What the task asks
Find how many lines in the data below mention "document". Give the number only.

Data segment
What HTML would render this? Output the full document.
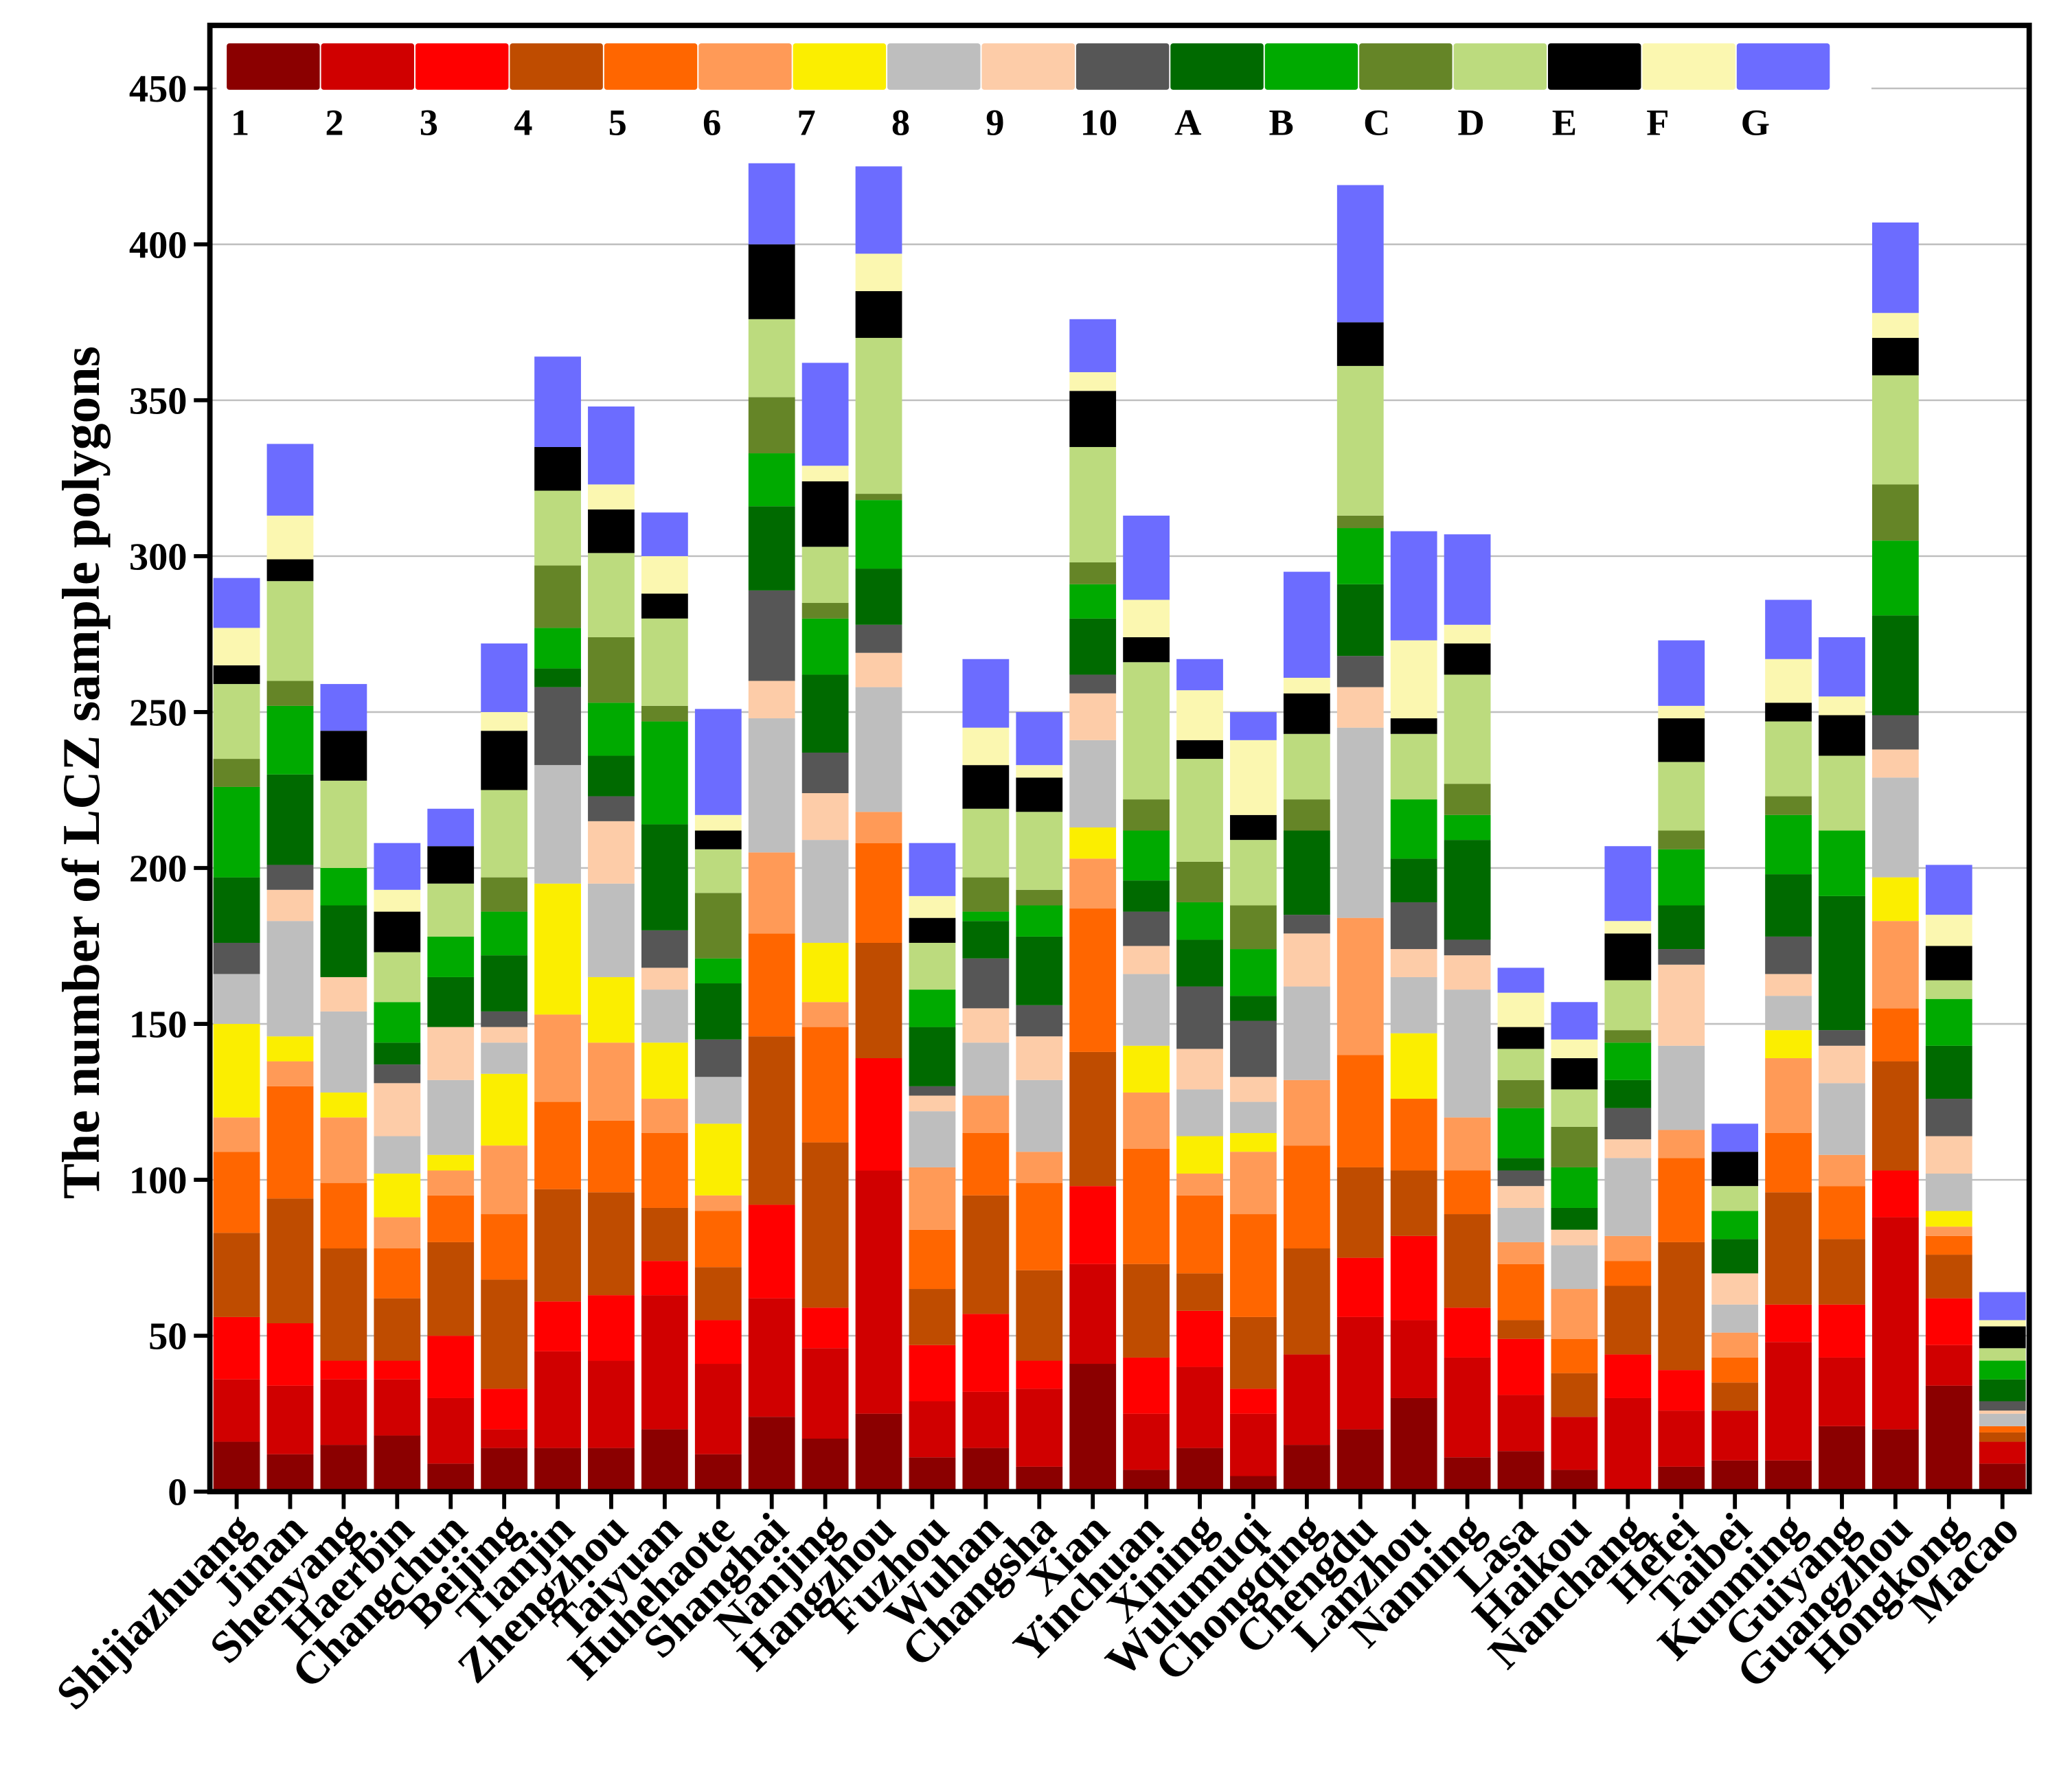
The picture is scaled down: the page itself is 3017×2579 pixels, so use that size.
<!DOCTYPE html>
<html><head><meta charset="utf-8"><style>
html,body{margin:0;padding:0;background:#fff}
svg{display:block}
text{font-family:"Liberation Serif",serif;font-weight:bold;fill:#000}
</style></head><body>
<svg id="chart" width="3017" height="2579" viewBox="0 0 1550 1325" xmlns="http://www.w3.org/2000/svg">
<g id="grid"></g>
<g id="bars"></g>
<rect x="162" y="24" width="1238" height="84" fill="#fff"/>
<g id="legend"></g>
<rect x="157" y="19" width="1361" height="1097" fill="none" stroke="#000" stroke-width="4"/>
<g id="axes"></g>
<text transform="translate(74,578) rotate(-90)" text-anchor="middle" font-size="40">The number of LCZ sample polygons</text>
</svg>
<script>
const classes=["1","2","3","4","5","6","7","8","9","10","A","B","C","D","E","F","G"];
const colors=["#8b0000","#d00000","#ff0000","#bf4c00","#ff6600","#ff9a57","#fbee00","#bebebe","#fdcca8","#565656","#006a00","#00aa00","#658527","#bcdb7e","#000000","#fbf7b0","#6c6cff"];
const cities=["Shijiazhuang","Jinan","Shenyang","Haerbin","Changchun","Beijing","Tianjin","Zhengzhou","Taiyuan","Huhehaote","Shanghai","Nanjing","Hangzhou","Fuzhou","Wuhan","Changsha","Xian","Yinchuan","Xining","Wulumuqi","Chongqing","Chengdu","Lanzhou","Nanning","Lasa","Haikou","Nanchang","Hefei","Taibei","Kunming","Guiyang","Guangzhou","Hongkong","Macao"];
const v_Shijiazhuang=[16,20,20,27,26,11,30,16,0,10,21,29,9,24,6,12,16];
const v_Jinan=[12,22,20,40,36,8,8,37,10,8,29,22,8,32,7,14,23];
const v_Shenyang=[15,21,6,36,21,21,8,26,11,0,23,12,0,28,16,0,15];
const v_Haerbin=[18,18,6,20,16,10,14,12,17,6,7,13,0,16,13,7,15];
const v_Changchun=[9,21,20,30,15,8,5,24,17,0,16,13,0,17,12,0,12];
const v_Beijing=[14,6,13,35,21,22,23,10,5,5,18,14,11,28,19,6,22];
const v_Tianjin=[14,31,16,36,28,28,42,38,0,25,6,13,20,24,14,0,29];
const v_Zhengzhou=[14,28,21,33,23,25,21,30,20,8,13,17,21,27,14,8,25];
const v_Taiyuan=[20,43,11,17,24,11,18,17,7,12,34,33,5,28,8,12,14];
const v_Huhehaote=[12,29,14,17,18,5,23,15,0,12,18,8,21,14,6,5,34];
const v_Shanghai=[24,38,30,54,33,26,0,43,12,29,27,17,18,25,24,0,26];
const v_Nanjing=[17,29,13,53,37,8,19,33,15,13,25,18,5,18,21,5,33];
const v_Hangzhou=[25,78,36,37,32,10,0,40,11,9,18,22,2,50,15,12,28];
const v_Fuzhou=[11,18,18,18,19,20,0,18,5,3,19,12,0,15,8,7,17];
const v_Wuhan=[14,18,25,38,20,12,0,17,11,16,12,3,11,22,14,12,22];
const v_Changsha=[8,25,9,29,28,10,0,23,14,10,22,10,5,25,11,4,17];
const v_Xian=[41,32,25,43,46,16,10,28,15,6,18,11,7,37,18,6,17];
const v_Yinchuan=[7,18,18,30,37,18,15,23,9,11,10,16,10,44,8,12,27];
const v_Xining=[14,26,18,12,25,7,12,15,13,20,15,12,13,33,6,16,10];
const v_Wulumuqi=[5,20,8,23,33,20,6,10,8,18,8,15,14,21,8,24,9];
const v_Chongqing=[15,29,0,34,33,21,0,30,17,6,27,0,10,21,13,5,34];
const v_Chengdu=[20,36,19,29,36,44,0,61,13,10,23,18,4,48,14,0,44];
const v_Lanzhou=[30,25,27,21,23,0,21,18,9,15,14,19,0,21,5,25,35];
const v_Nanning=[11,32,16,30,14,17,0,41,11,5,32,8,10,35,10,6,29];
const v_Lasa=[13,18,18,6,18,7,0,11,7,5,4,16,9,10,7,11,8];
const v_Haikou=[7,17,0,14,11,16,0,14,5,0,7,13,13,12,10,6,12];
const v_Nanchang=[0,30,14,22,8,8,0,25,6,10,9,12,4,16,15,4,24];
const v_Hefei=[8,18,13,41,27,9,0,27,26,5,14,18,6,22,14,4,21];
const v_Taibei=[10,16,0,9,8,8,0,9,10,0,11,9,0,8,11,0,9];
const v_Kunming=[10,38,12,36,19,24,9,11,7,12,20,19,6,24,6,14,19];
const v_Guiyang=[21,22,17,21,17,10,0,23,12,5,43,21,0,24,13,6,19];
const v_Guangzhou=[20,68,15,35,17,28,14,32,9,11,32,24,18,35,12,8,29];
const v_Hongkong=[34,13,15,14,6,3,5,12,12,12,17,15,0,6,11,10,16];
const v_Macao=[9,7,0,3,2,0,0,4,1,3,7,6,0,4,7,2,9];
const values=[v_Shijiazhuang,v_Jinan,v_Shenyang,v_Haerbin,v_Changchun,v_Beijing,v_Tianjin,v_Zhengzhou,v_Taiyuan,v_Huhehaote,v_Shanghai,v_Nanjing,v_Hangzhou,v_Fuzhou,v_Wuhan,v_Changsha,v_Xian,v_Yinchuan,v_Xining,v_Wulumuqi,v_Chongqing,v_Chengdu,v_Lanzhou,v_Nanning,v_Lasa,v_Haikou,v_Nanchang,v_Hefei,v_Taibei,v_Kunming,v_Guiyang,v_Guangzhou,v_Hongkong,v_Macao];
const yTicks=[0,50,100,150,200,250,300,350,400,450];

const NS="http://www.w3.org/2000/svg";
const X0=157,X1=1518,Y0=1116,PPU=2.333;
const y=v=>Y0-v*PPU;
const step=(X1-X0)/cities.length;
const xc=i=>X0+step*(i+0.5);
const bw=step*0.87;
function mk(tag,attrs,parent){const e=document.createElementNS(NS,tag);for(const k in attrs)e.setAttribute(k,attrs[k]);parent.appendChild(e);return e;}
const grid=document.getElementById('grid'),bars=document.getElementById('bars'),legend=document.getElementById('legend'),axes=document.getElementById('axes');
yTicks.forEach(t=>{
  if(t>0){const l=mk('line',{x1:X0,x2:X1,y1:y(t),y2:y(t),stroke:'#c0c0c0','stroke-width':1.3},grid);
  
  }
  const tk=mk('line',{x1:X0-12,x2:X0,y1:y(t),y2:y(t),stroke:'#000','stroke-width':3},axes);
  
  
  const tx=mk('text',{x:X0-17,y:y(t)+10,'text-anchor':'end','font-size':29},axes);
  tx.textContent=t;
  
  
});
cities.forEach((c,i)=>{
  let cum=0;
  values[i].forEach((v,k)=>{
    if(v>0){const r=mk('rect',{x:xc(i)-bw/2,y:y(cum+v),width:bw,height:v*PPU,fill:colors[k]},bars);
    
    }
    cum+=v;
  });
  const tk=mk('line',{x1:xc(i),x2:xc(i),y1:Y0,y2:Y0+13,stroke:'#000','stroke-width':3},axes);
  
  
  const tx=mk('text',{transform:`translate(${xc(i)+14},${Y0+30}) rotate(-45)`,'text-anchor':'end','font-size':34},axes);
  tx.textContent=c;
  
  
});
classes.forEach((c,k)=>{
  const lx=169.6+k*70.6;
  const r=mk('rect',{x:lx,y:32.4,width:69.6,height:34.8,rx:2,fill:colors[k]},legend);
  
  
  const t=mk('text',{x:lx+3,y:101,'font-size':28},legend);
  t.textContent=c;
  
  
});
</script>
</body></html>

Answer to the exercise
3